* What to work on *
Quote, verbatim, all material below, without pictures.

* Data extract *
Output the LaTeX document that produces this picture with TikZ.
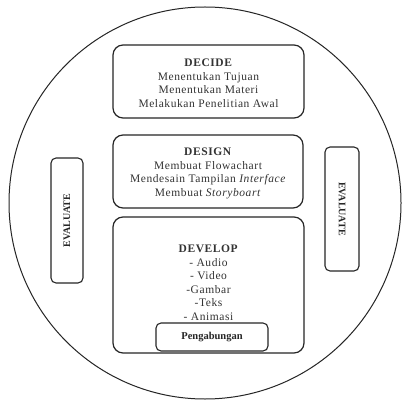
\documentclass[tikz,border=0pt]{standalone}
\usepackage{fontspec}
\setmainfont{Liberation Serif}
\newfontfamily\bodyfont[LetterSpace=5]{Liberation Serif}
\begin{document}
\begin{tikzpicture}[x=1pt,y=-1pt,
  bigbox/.style={draw=black!85,line width=1.2pt,rounded corners=10pt,inner sep=0pt},
  evalbox/.style={draw=black!85,line width=1.1pt,rounded corners=5pt,inner sep=0pt},
  body/.style={align=center,font=\bodyfont\fontsize{11.5}{13.5}\selectfont,text=black!80},
  evaltext/.style={font=\fontsize{10}{11}\selectfont\bfseries,text=black!85}]
\useasboundingbox (0,0) rectangle (402,403);
\fill[white] (0,0) rectangle (402,403);
\draw[line width=1pt,black!85] (205,203) circle[radius=196];
\node[bigbox,minimum width=191pt,minimum height=73pt] (decide) at (208.5,81.5) {};
\node[body] (decidetext) at (208.5,83.5)
  {\textbf{DECIDE}\\Menentukan Tujuan\\Menentukan Materi\\Melakukan Penelitian Awal};
\node[bigbox,minimum width=190pt,minimum height=73pt] (design) at (208,171.5) {};
\node[body] (designtext) at (208,173.5)
  {\textbf{DESIGN}\\Membuat Flowachart\\Mendesain Tampilan \textit{Interface}\\Membuat \textit{Storyboart}};
\node[bigbox,minimum width=191pt,minimum height=136pt] (develop) at (208.5,285) {};
\node[body,anchor=north] (devtext) at (208.5,241.5)
  {\textbf{DEVELOP}\\- Audio\\- Video\\-Gambar\\-Teks\\- Animasi};
\node[evalbox,minimum width=112pt,minimum height=28pt,font=\fontsize{10.5}{11}\selectfont\bfseries,text=black!85] (gabung) at (212,337) {Pengabungan};
\node[evalbox,minimum width=32pt,minimum height=125pt] (evl) at (67,220.5) {};
\node[evaltext,rotate=90] (evltext) at (evl.center) {EVALUATE};
\node[evalbox,minimum width=34pt,minimum height=124pt] (evr) at (342,209) {};
\node[evaltext,rotate=-90] (evrtext) at (evr.center) {EVALUATE};
\end{tikzpicture}
\end{document}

* Exercise output *
Output the LaTeX document that produces this picture with TikZ.
\documentclass[tikz,border=0pt]{standalone}
\usepackage{fontspec}
\setmainfont{Liberation Serif}
\newfontfamily\bodyfont[LetterSpace=5]{Liberation Serif}
\begin{document}
\begin{tikzpicture}[x=1pt,y=-1pt,
  bigbox/.style={draw=black!85,line width=1.2pt,rounded corners=10pt,inner sep=0pt},
  evalbox/.style={draw=black!85,line width=1.1pt,rounded corners=5pt,inner sep=0pt},
  body/.style={align=center,font=\bodyfont\fontsize{11.5}{13.5}\selectfont,text=black!80},
  evaltext/.style={font=\fontsize{10}{11}\selectfont\bfseries,text=black!85}]
\useasboundingbox (0,0) rectangle (402,403);
\fill[white] (0,0) rectangle (402,403);
\draw[line width=1pt,black!85] (205,203) circle[radius=196];
\node[bigbox,minimum width=191pt,minimum height=73pt] (decide) at (208.5,81.5) {};
\node[body] (decidetext) at (208.5,83.5)
  {\textbf{DECIDE}\\Menentukan Tujuan\\Menentukan Materi\\Melakukan Penelitian Awal};
\node[bigbox,minimum width=190pt,minimum height=73pt] (design) at (208,171.5) {};
\node[body] (designtext) at (208,173.5)
  {\textbf{DESIGN}\\Membuat Flowachart\\Mendesain Tampilan \textit{Interface}\\Membuat \textit{Storyboart}};
\node[bigbox,minimum width=191pt,minimum height=136pt] (develop) at (208.5,285) {};
\node[body,anchor=north] (devtext) at (208.5,241.5)
  {\textbf{DEVELOP}\\- Audio\\- Video\\-Gambar\\-Teks\\- Animasi};
\node[evalbox,minimum width=112pt,minimum height=28pt,font=\fontsize{10.5}{11}\selectfont\bfseries,text=black!85] (gabung) at (212,337) {Pengabungan};
\node[evalbox,minimum width=32pt,minimum height=125pt] (evl) at (67,220.5) {};
\node[evaltext,rotate=90] (evltext) at (evl.center) {EVALUATE};
\node[evalbox,minimum width=34pt,minimum height=124pt] (evr) at (342,209) {};
\node[evaltext,rotate=-90] (evrtext) at (evr.center) {EVALUATE};
\end{tikzpicture}
\end{document}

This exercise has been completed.